Starting at the first line of the listing below, repeat each line exactly until the line containing "Chart.register(...registerables);", which you include. Leave out pictures.
:: Supplied data ::
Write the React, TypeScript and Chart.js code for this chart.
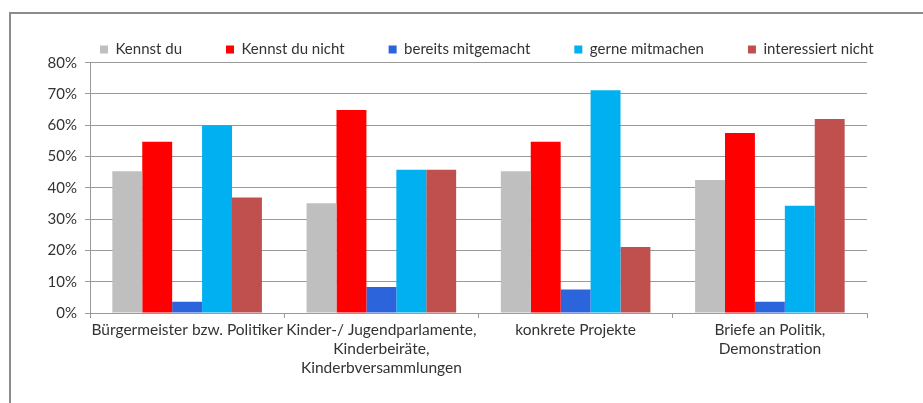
import React, { useEffect, useRef } from "react";
import { Chart, registerables } from "chart.js";

Chart.register(...registerables);

const categories: (string | string[])[] = [
  "Bürgermeister bzw. Politiker",
  ["Kinder-/ Jugendparlamente,", "Kinderbeiräte,", "Kinderbversammlungen"],
  "konkrete Projekte",
  ["Briefe an Politik,", "Demonstration"],
];

const kennstDu = [45.3, 35.1, 45.3, 42.5];
const kennstDuNicht = [54.7, 64.9, 54.7, 57.5];
const bereitsMitgemacht = [3.6, 8.3, 7.5, 3.6];
const gerneMitmachen = [60.0, 45.8, 71.2, 34.3];
const interessiertNicht = [36.9, 45.8, 21.1, 62.0];

const seriesNames = ["Kennst du", "Kennst du nicht", "bereits mitgemacht", "gerne mitmachen", "interessiert nicht"];
const seriesColors = ["#BFBFBF", "#FF0000", "#2C64DC", "#00B0F0", "#C0504D"];

const FONT = "Lato, 'Open Sans', sans-serif";
const TEXT = "#333333";
const GRID = "#9a9a9a";

const framePlugin = {
  id: "frame",
  beforeDraw(chart: any) {
    const ctx = chart.ctx;
    ctx.save();
    ctx.fillStyle = "#ffffff";
    ctx.fillRect(0, 0, chart.width, chart.height);
    ctx.strokeStyle = "#8c8c8c";
    ctx.lineWidth = 2;
    ctx.beginPath();
    ctx.moveTo(10, chart.height);
    ctx.lineTo(10, 13);
    ctx.lineTo(chart.width, 13);
    ctx.stroke();
    ctx.restore();
  },
  beforeLayout(chart: any) {
    const lg = chart.legend;
    if (lg && !lg.__patched) {
      const f = lg.fit;
      lg.fit = function () {
        const mw = this.maxWidth;
        this.maxWidth = 5000;
        f.call(this);
        this.maxWidth = mw;
        this.width = Math.min(this.width, mw);
        this.height = 64.7;
      };
      lg.__patched = true;
    }
  },
  afterLayout(chart: any) {
    const lg = chart.legend;
    if (lg) {
      lg.left = 56;
      lg.right = 5000;
    }
  },
};

export default function App() {
  const ref = useRef<HTMLCanvasElement | null>(null);
  useEffect(() => {
    if (!ref.current) return;
    const data = [kennstDu, kennstDuNicht, bereitsMitgemacht, gerneMitmachen, interessiertNicht];
    const chart = new Chart(ref.current, {
      type: "bar",
      data: {
        labels: categories as any,
        datasets: data.map((d, i) => ({
          label: seriesNames[i],
          data: d,
          backgroundColor: seriesColors[i],
          borderWidth: 0,
          categoryPercentage: 0.77,
          barPercentage: 1.0,
        })),
      },
      options: {
        animation: false,
        responsive: false,
        devicePixelRatio: 1,
        layout: { padding: { left: 38, right: 56, top: -2, bottom: 0 } },
        plugins: {
          legend: {
            position: "top",
            align: "start",
            labels: {
              boxWidth: 8,
              boxHeight: 8,
              padding: 44,
              color: TEXT,
              font: { family: FONT, size: 15 },
            },
          },
          tooltip: { enabled: false },
        },
        scales: {
          x: {
            afterFit: (s: any) => {
              s.height = 90;
            },
            grid: {
              display: true,
              offset: true,
              drawOnChartArea: false,
              tickLength: 5,
              color: GRID,
            },
            border: { display: true, color: GRID, width: 1 },
            ticks: {
              color: TEXT,
              font: { family: FONT, size: 15.5 },
              maxRotation: 0,
              autoSkip: false,
              padding: 3,
            },
          },
          y: {
            min: 0,
            max: 80,
            afterFit: (s: any) => {
              s.width = 52;
            },
            grid: { color: GRID, tickLength: 5 },
            border: { display: true, color: GRID, width: 1 },
            ticks: {
              stepSize: 10,
              padding: 8,
              color: TEXT,
              font: { family: FONT, size: 15 },
              callback: (v: any) => v + "%",
            },
          },
        },
      },
      plugins: [framePlugin],
    });
    return () => chart.destroy();
  }, []);
  return (
    <canvas
      ref={ref}
      width={923}
      height={403}
      style={{ position: "absolute", left: 0, top: 0, width: 923, height: 403 }}
    />
  );
}
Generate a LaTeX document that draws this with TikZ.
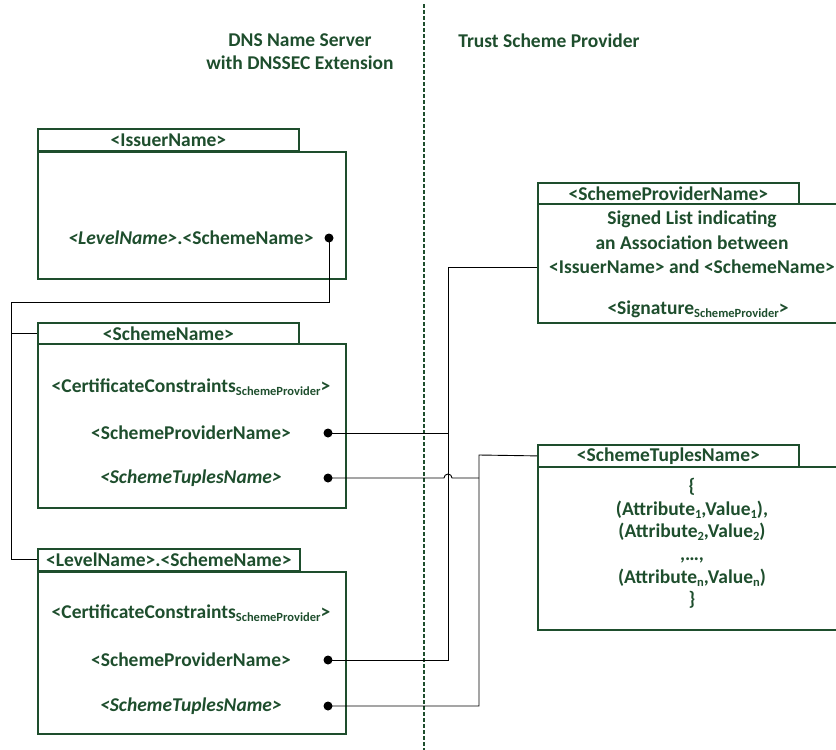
\documentclass[tikz,border=0pt]{standalone}
\usepackage{fontspec}
\setmainfont{Carlito}
\usetikzlibrary{calc}
\definecolor{dkgreen}{RGB}{30,78,45}
\newcommand{\sbs}[1]{\raisebox{-3pt}{\fontsize{12.5}{13}\selectfont #1}}

\begin{document}
\begin{tikzpicture}[x=1pt,y=-1pt,
  every node/.style={font=\fontsize{19.5}{22}\selectfont\bfseries, text=dkgreen, inner sep=0pt},
  tabbox/.style={draw=dkgreen, line width=1.8pt, fill=white, minimum width=261pt, minimum height=22pt, anchor=north west},
  mainbox/.style={draw=dkgreen, line width=1.8pt, anchor=north west},
  dot/.style={circle, fill=black, minimum size=9pt},
  wire/.style={draw=black, line width=0.9pt}]
\useasboundingbox (0,0) rectangle (836,750);
\clip (0,0) rectangle (836,750);

% headings and border between the two parties
\node[align=center, font=\fontsize{19.5}{23}\selectfont\bfseries] (dnshead) at (300,52) {DNS Name Server\\with DNSSEC Extension};
\node (tsphead) at (549,41) {Trust Scheme Provider};
\draw[dkgreen, line width=2.4pt, dash pattern=on 3.5pt off 2.5pt] (424,4) -- (424,750);

% issuer record
\node[mainbox, minimum width=308pt, minimum height=127pt] (issmain) at (37,151) {};
\node[tabbox] (isstab) at (37,128) {<IssuerName>};
\node (isslevel) at (191,238) {\textit{<LevelName>}.<SchemeName>};
\node[dot] (issdot) at (329,238) {};

% scheme record
\node[mainbox, minimum width=308pt, minimum height=164pt] (schmain) at (37,343) {};
\node[tabbox, minimum height=21pt] (schtab) at (37,322) {<SchemeName>};
\node (schcc) at (191,387) {<CertificateConstraints\sbs{SchemeProvider}>};
\node (schsp) at (191,433) {<SchemeProviderName>};
\node (schst) at (191,478) {\textit{<SchemeTuplesName>}};
\node[dot] (sp1dot) at (328,433) {};
\node[dot] (st1dot) at (328,478) {};

% level.scheme record
\node[mainbox, minimum width=308pt, minimum height=162pt] (lvmain) at (37,571) {};
\node[tabbox, minimum width=262pt] (lvtab) at (37,548) {<LevelName>.<SchemeName>};
\node (lvcc) at (191,613) {<CertificateConstraints\sbs{SchemeProvider}>};
\node (lvsp) at (191,660) {<SchemeProviderName>};
\node (lvst) at (191,706) {\textit{<SchemeTuplesName>}};
\node[dot] (sp2dot) at (328,660) {};
\node[dot] (st2dot) at (328,706) {};

% signed list of the scheme provider
\node[mainbox, minimum width=320pt, minimum height=119pt] (spmain) at (537,203) {};
\node[tabbox, minimum height=21pt] (sptab) at (537,182) {<SchemeProviderName>};
\node[align=center, font=\fontsize{19.5}{24.5}\selectfont\bfseries] (splist) at (692,242.5) {Signed List indicating\\an Association between\\<IssuerName> and <SchemeName>};
\node (spsig) at (698,309) {<Signature\sbs{SchemeProvider}>};

% scheme tuples
\node[mainbox, minimum width=320pt, minimum height=163pt] (tpmain) at (537,466) {};
\node[tabbox] (tptab) at (537,444) {<SchemeTuplesName>};
\node[align=center, font=\fontsize{19.5}{22.6}\selectfont\bfseries] (tplist) at (692,543.5) {\{\\(Attribute\sbs{1},Value\sbs{1}),\\(Attribute\sbs{2},Value\sbs{2})\\,\dots,\\(Attribute\sbs{n},Value\sbs{n})\\\}};

% connectors
\coordinate (bus) at (11,302);
\coordinate (spbus) at (448,267);
\coordinate (tpbus) at (479,455);
\draw[wire] (issdot.center) -- (issdot |- bus) -- (bus) |- (lvtab.west);
\draw[wire] (bus |- schtab.west) -- (schtab.west);
\draw[wire] (sp1dot.center) -- (sp1dot -| spbus);
\draw[wire] (sp2dot.center) -| (spbus) -- (spbus -| spmain.west);
\draw[wire] (st1dot.center) -- ($(st1dot -| spbus)+(-4,0)$) arc[start angle=180, end angle=0, radius=4pt] -- (st1dot -| tpbus);
\draw[wire] (st2dot.center) -| (tpbus) -- (tptab.west);
\end{tikzpicture}
\end{document}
:::
The output:
Write the React, TypeScript and Chart.js code for this chart.
import React, { useEffect, useRef } from "react";
import { Chart, registerables } from "chart.js";

Chart.register(...registerables);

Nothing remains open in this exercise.